A "shocking" discovery
From West Grand to Gordon Grand
Berry Gordy went to Yale.
Not to study, but to teach, on one notable evening 32 years ago. Those present heard revealing observations about Gordy’s life and work before they were synthesised into his autobiography in 1994.
It was cool, even chilly, outside the university’s Ezra Stiles Dining Hall on April 17, 1985, but there was warmth inside the room, as well as curiosity, generated by the predominantly young audience. For his business achievements, Gordy was being hailed at Yale as a Gordon Grand Fellow. He was the first music industry figure to be honoured; previous recipients came from Exxon, Citibank, IBM and McDonald’s.
The Motown founder’s talk was intended to inspire students on the eve of their careers, yet it was informal. He was not one for theatrical speeches or ringing rhetoric anyway, and during his company’s first twenty years, he had granted relatively few media interviews. (In 1969, when asked by a Detroit newspaper what gave him the most pride, Gordy spoke about his parents, who “had a lot of faith in me.” In particular, he seemed gratified to have met, or perhaps exceeded, his father’s expectations: “My father was a very wise old man, very wise, very sceptical, very cool, very strong, very hard.”)
At Yale, Gordy was paternally proud of the young singers and musicians he had brought through to stardom, and talked about that process. “I became obsessed with the deep creativity, the deep potential, of these people I was working with.” He also recalled an occasion when he was approached by “the most believable liar in the world.” He said to the unidentified man, or woman, that “you are an immense actor, you should take this negative and turn it into a positive. Because here’s what you’re going to do if you continue in this path” – implying an unhappy outcome – “but here’s what you can do in a positive way, because you are the greatest actor in the world.”
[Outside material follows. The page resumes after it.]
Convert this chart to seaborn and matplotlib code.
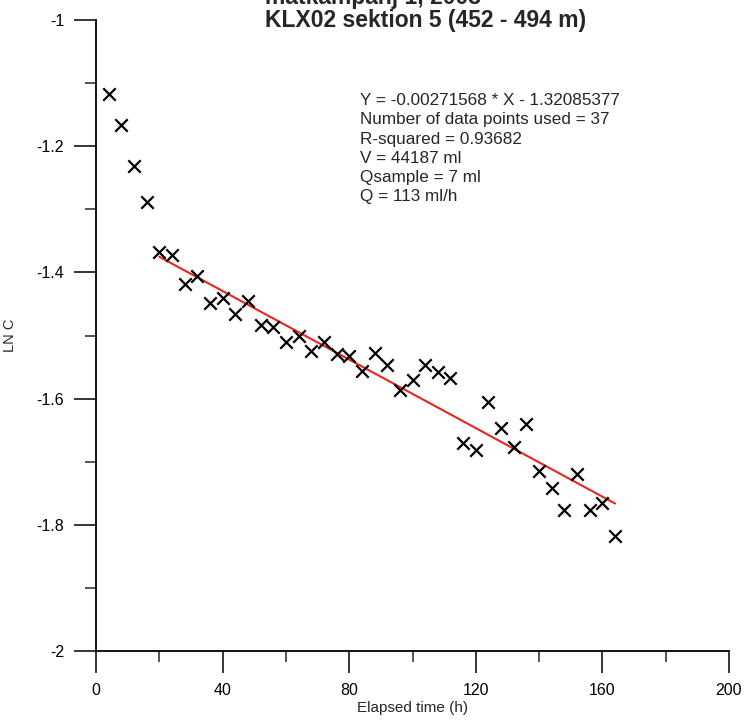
import numpy as np
import pandas as pd
import seaborn as sns
import matplotlib.pyplot as plt
from matplotlib.ticker import MultipleLocator

# elapsed time (h) and LN C
time_h = [4, 8, 12, 16, 20, 24, 28, 32, 36, 40, 44, 48, 52, 56, 60, 64, 68, 72,
          76, 80, 84, 88, 92, 96, 100, 104, 108, 112, 116, 120, 124, 128, 132,
          136, 140, 144, 148, 152, 156, 160, 164]
ln_c = [-1.117, -1.166, -1.232, -1.289, -1.368, -1.373, -1.419, -1.406, -1.449,
        -1.441, -1.466, -1.445, -1.483, -1.487, -1.510, -1.501, -1.524, -1.510,
        -1.529, -1.532, -1.556, -1.528, -1.547, -1.586, -1.570, -1.547, -1.558,
        -1.567, -1.671, -1.682, -1.605, -1.646, -1.676, -1.640, -1.714, -1.742,
        -1.777, -1.719, -1.777, -1.766, -1.818]

# regression (from the chart's annotation)
slope = -0.00271568
intercept = -1.32085377
fit_range = [20, 164]

info_lines = [
    "Y = -0.00271568 * X - 1.32085377",
    "Number of data points used = 37",
    "R-squared = 0.93682",
    "V = 44187 ml",
    "Qsample = 7 ml",
    "Q = 113 ml/h",
]

sns.set_style("ticks")
plt.rcParams['font.family'] = ['Liberation Sans', 'DejaVu Sans']

df = pd.DataFrame({"t": time_h, "lnc": ln_c})
fit = pd.DataFrame({"t": fit_range})
fit["lnc"] = slope * fit["t"] + intercept

fig = plt.figure(figsize=(7.44, 7.2), dpi=100)
ax = fig.add_axes([96 / 744, 69 / 720, 633 / 744, 631 / 720])

sns.lineplot(data=fit, x="t", y="lnc", color="#e8251f", lw=1.5, ax=ax)
sns.scatterplot(data=df, x="t", y="lnc", marker="x", s=80, color="black",
                linewidth=1.6, ax=ax, zorder=3)

ax.set_xlim(0, 200)
ax.set_ylim(-2, -1)
ax.set_xticks([0, 40, 80, 120, 160, 200], ["0", "40", "80", "120", "160", "200"])
ax.set_yticks([-2, -1.8, -1.6, -1.4, -1.2, -1],
              ["-2", "-1.8", "-1.6", "-1.4", "-1.2", "-1"])
ax.xaxis.set_minor_locator(MultipleLocator(20))
ax.yaxis.set_minor_locator(MultipleLocator(0.1))
ax.tick_params(which="major", length=16, width=1.1, direction="out",
               labelsize=11.5, pad=7, colors="black")
ax.tick_params(which="minor", length=8, width=1.1, direction="out")
for side in ["top", "right"]:
    ax.spines[side].set_visible(False)
for side in ["left", "bottom"]:
    ax.spines[side].set_linewidth(1.3)
    ax.spines[side].set_color("black")

ax.set_xlabel("Elapsed time (h)", fontsize=11, labelpad=2)
ax.set_ylabel("LN C", fontsize=10.5)
ax.yaxis.set_label_coords(-0.125, 0.5)

for i, line in enumerate(info_lines):
    fig.text(360 / 744, (720 - 105 - 19.3 * i) / 720, line, fontsize=12.3,
             ha="left", va="baseline")

fig.text(265 / 744, (720 - 4) / 720, "mätkampanj 1, 2003", fontsize=16.5,
         fontweight="bold", ha="left", va="baseline")
fig.text(265 / 744, (720 - 27) / 720, "KLX02 sektion 5 (452 - 494 m)",
         fontsize=16.5, fontweight="bold", ha="left", va="baseline")

fig.savefig("out.png", dpi=100)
Each person has “inner thoughts, inner ideas,” Gordy told his audience. “Each person knows when they’re right. But [other] people can confuse them and make them think they’re wrong.” The new Gordon Grand Fellow said others “made me think I was wrong, because things had never been done before that I was doing.” In fact, he added, the lack of precedent was all the more reason why something untried should be done. “Because if that succeeds, you have no competition, and it goes fifty times as far as something that’s [already] been done over and over and over again.”
The results of Gordy’s own travel down an untrodden path were in plain sight in April 1985. The No. 1 song in America was USA for Africa’s “We Are The World,” written by Michael Jackson and Lionel Richie. Moreover, the top 10 of the Billboard pop charts included the Commodores with “Nightshift,” mourning the deaths of Marvin Gaye and Jackie Wilson; DeBarge with “Rhythm Of The Night”; and Diana Ross with “Missing You,” another Richie composition.
But the most intriguing part of Gordy’s talk was an admission. “One day,” he said, “I had the shocking discovery, after working with these people, teaching them how to write songs and produce records and do all the things…that they were more talented than I was. Now for a person of my ego, that didn’t sit too well with me, so I didn’t tell them for a long time. But sooner or later, they found out that the master was in them. And they proceeded to take control of themselves, and move forward.”
For some of those artists, including the Jacksons, Marvin Gaye and Diana Ross, moving forward eventually meant leaving Motown. When the Yale students were given question time, Gordy was asked whether there was anything he would do over again. “I would,” he answered, “probably have tried to figure out [how] not to have lost Diana Ross.”
The loss of Ross and others was, of course, used as curtain-raising drama in Motown The Musical. In March 1983, isolated in his Bel Air mansion, Gordy is portrayed as upset that the stars he created are reluctant to “return” for the taping of Motown’s 25th anniversary TV special. The crisis is averted in the musical, as it was for the television show, but it’s easy to believe that these feelings of ingratitude cut deep in real life.
Shortly before Berry Gordy went to Yale, Motown Productions’ movie, The Last Dragon, was released. “It’s really saying what I’m saying tonight,” he explained in the Ezra Stiles Dining Hall, “that is, ‘the master is inside of you.’ ”
He continued, “It’s our job at Motown to take basically new artists and people, and find out what is good about what they do, what is great about what they do, and then have them believe that that is what is great about them. They must believe it, that they are the master of themselves, not me. I can direct them, guide them, but it is them.”
That guidance and direction was responsible for many careers. To this day, Diana, Lionel, Smokey, Martha, the Four Tops, the Temptations and others schooled at Motown are capable of drawing crowds and selling concert tickets, knowing that their classic music is still magnetic. Not to mention Stevie Wonder, whose concert in London’s Hyde Park last summer attracted tens of thousands, all of whom could see that the master was in him.
Like his Motown compadres, Stevie had begun learning more than a half-century earlier, at a small, two-story building on West Grand Boulevard, Detroit – a fair distance from the hushed halls of Yale, but no less effective.